» **Goal**:
Up to and including the line that contains "const pairs = (xs, ys)", repeat each line of the data exactly, starting from the first.

» **Data provided**:
━━━━━━━━━━━━━━━━━━━━

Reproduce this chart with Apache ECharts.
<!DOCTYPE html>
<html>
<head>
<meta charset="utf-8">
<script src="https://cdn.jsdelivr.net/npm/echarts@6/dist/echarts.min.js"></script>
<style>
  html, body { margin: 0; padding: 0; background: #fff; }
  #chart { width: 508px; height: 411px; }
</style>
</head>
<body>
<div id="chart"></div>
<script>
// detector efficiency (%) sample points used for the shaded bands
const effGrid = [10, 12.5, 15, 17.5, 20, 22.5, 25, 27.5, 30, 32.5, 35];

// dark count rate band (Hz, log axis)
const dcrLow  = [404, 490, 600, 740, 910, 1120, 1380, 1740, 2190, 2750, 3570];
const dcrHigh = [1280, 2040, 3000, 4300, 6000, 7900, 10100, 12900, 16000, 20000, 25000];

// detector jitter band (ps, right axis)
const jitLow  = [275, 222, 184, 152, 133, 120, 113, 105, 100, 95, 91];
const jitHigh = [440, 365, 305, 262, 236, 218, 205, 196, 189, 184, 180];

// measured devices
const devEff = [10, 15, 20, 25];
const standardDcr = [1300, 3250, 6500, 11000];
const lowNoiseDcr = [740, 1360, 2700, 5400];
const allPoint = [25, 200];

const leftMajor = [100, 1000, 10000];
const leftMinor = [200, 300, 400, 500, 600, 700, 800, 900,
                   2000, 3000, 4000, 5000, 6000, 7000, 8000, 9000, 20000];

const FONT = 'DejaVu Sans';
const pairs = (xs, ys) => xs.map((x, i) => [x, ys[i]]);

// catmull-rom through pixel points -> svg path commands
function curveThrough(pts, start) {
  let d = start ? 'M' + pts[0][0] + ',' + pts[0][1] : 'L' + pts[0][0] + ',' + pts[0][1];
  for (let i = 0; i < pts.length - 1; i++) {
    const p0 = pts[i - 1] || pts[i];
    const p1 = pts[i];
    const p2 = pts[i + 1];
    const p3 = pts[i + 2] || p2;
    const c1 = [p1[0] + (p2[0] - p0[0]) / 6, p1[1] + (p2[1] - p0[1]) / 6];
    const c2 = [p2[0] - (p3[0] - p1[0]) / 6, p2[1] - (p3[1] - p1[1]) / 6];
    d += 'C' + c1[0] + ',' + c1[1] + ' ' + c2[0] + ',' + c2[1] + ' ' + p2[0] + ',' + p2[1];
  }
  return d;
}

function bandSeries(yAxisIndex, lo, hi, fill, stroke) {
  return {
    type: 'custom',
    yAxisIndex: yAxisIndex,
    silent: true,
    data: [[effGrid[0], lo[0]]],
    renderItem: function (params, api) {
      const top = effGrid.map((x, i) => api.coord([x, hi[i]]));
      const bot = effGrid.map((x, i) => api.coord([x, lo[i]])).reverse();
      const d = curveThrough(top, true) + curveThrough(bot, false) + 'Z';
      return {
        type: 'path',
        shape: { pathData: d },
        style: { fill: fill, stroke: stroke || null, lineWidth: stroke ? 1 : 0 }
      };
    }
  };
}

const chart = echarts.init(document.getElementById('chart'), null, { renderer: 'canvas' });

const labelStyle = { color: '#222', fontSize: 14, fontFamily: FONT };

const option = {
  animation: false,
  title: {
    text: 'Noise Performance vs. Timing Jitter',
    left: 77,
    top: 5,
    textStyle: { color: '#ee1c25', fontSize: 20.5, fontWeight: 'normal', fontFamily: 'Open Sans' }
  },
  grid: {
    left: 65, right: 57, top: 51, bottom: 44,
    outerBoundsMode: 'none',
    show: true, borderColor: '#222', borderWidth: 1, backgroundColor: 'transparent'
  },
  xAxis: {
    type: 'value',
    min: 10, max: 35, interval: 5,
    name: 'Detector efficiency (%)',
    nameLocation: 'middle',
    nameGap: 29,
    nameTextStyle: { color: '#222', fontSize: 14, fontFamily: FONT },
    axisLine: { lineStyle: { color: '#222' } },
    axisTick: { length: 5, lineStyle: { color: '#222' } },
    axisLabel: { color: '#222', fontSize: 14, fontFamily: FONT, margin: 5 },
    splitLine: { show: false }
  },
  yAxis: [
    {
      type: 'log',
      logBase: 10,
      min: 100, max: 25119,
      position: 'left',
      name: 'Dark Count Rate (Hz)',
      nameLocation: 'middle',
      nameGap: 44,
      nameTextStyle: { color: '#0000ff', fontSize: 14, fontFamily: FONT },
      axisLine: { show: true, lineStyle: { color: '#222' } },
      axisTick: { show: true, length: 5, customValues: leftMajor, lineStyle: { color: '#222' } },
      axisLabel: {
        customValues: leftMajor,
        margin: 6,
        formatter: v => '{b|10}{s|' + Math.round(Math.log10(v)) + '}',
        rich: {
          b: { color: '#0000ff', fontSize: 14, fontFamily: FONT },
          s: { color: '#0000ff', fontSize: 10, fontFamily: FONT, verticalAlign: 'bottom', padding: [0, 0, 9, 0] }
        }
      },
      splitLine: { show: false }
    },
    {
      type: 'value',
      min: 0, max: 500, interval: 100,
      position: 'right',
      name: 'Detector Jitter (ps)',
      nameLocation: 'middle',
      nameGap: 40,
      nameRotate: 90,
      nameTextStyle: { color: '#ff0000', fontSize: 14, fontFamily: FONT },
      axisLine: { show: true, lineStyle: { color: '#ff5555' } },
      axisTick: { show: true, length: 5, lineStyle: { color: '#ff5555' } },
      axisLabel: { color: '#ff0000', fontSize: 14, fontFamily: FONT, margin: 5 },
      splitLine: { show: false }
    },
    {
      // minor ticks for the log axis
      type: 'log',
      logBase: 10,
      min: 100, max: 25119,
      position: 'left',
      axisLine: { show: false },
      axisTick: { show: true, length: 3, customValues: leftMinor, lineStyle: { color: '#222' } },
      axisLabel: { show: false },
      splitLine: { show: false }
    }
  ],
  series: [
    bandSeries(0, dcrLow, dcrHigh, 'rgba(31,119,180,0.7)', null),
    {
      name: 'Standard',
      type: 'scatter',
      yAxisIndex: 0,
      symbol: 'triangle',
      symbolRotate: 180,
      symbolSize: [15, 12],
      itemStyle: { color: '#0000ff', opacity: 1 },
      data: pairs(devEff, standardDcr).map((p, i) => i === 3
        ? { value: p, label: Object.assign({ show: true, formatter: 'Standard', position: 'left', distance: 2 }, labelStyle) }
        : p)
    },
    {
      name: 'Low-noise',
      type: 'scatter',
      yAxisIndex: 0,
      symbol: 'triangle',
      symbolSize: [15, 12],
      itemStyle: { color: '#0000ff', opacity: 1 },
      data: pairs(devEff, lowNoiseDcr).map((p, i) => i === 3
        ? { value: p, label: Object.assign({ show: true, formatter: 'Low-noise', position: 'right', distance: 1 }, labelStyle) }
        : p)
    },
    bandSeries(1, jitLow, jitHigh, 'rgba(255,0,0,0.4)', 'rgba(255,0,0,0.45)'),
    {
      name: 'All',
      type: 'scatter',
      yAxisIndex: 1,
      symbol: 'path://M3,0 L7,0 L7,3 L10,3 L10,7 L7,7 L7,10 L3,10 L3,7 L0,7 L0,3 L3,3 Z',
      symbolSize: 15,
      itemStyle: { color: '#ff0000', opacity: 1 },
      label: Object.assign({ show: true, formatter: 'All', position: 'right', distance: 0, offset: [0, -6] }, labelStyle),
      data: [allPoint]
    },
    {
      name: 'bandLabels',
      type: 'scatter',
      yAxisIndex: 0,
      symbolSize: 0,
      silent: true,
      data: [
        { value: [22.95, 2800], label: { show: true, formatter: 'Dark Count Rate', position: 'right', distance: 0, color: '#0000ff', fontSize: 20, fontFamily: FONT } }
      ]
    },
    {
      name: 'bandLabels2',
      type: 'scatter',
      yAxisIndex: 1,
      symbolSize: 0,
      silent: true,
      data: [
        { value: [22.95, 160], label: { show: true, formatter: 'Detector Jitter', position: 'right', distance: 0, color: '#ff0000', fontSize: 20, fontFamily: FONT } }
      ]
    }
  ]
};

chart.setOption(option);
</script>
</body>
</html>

━━━━━━━━━━━━━━━━━━━━

» **Output of the exercise**:
Reproduce this chart with Apache ECharts.
<!DOCTYPE html>
<html>
<head>
<meta charset="utf-8">
<script src="https://cdn.jsdelivr.net/npm/echarts@6/dist/echarts.min.js"></script>
<style>
  html, body { margin: 0; padding: 0; background: #fff; }
  #chart { width: 508px; height: 411px; }
</style>
</head>
<body>
<div id="chart"></div>
<script>
// detector efficiency (%) sample points used for the shaded bands
const effGrid = [10, 12.5, 15, 17.5, 20, 22.5, 25, 27.5, 30, 32.5, 35];

// dark count rate band (Hz, log axis)
const dcrLow  = [404, 490, 600, 740, 910, 1120, 1380, 1740, 2190, 2750, 3570];
const dcrHigh = [1280, 2040, 3000, 4300, 6000, 7900, 10100, 12900, 16000, 20000, 25000];

// detector jitter band (ps, right axis)
const jitLow  = [275, 222, 184, 152, 133, 120, 113, 105, 100, 95, 91];
const jitHigh = [440, 365, 305, 262, 236, 218, 205, 196, 189, 184, 180];

// measured devices
const devEff = [10, 15, 20, 25];
const standardDcr = [1300, 3250, 6500, 11000];
const lowNoiseDcr = [740, 1360, 2700, 5400];
const allPoint = [25, 200];

const leftMajor = [100, 1000, 10000];
const leftMinor = [200, 300, 400, 500, 600, 700, 800, 900,
                   2000, 3000, 4000, 5000, 6000, 7000, 8000, 9000, 20000];

const FONT = 'DejaVu Sans';
const pairs = (xs, ys) => xs.map((x, i) => [x, ys[i]]);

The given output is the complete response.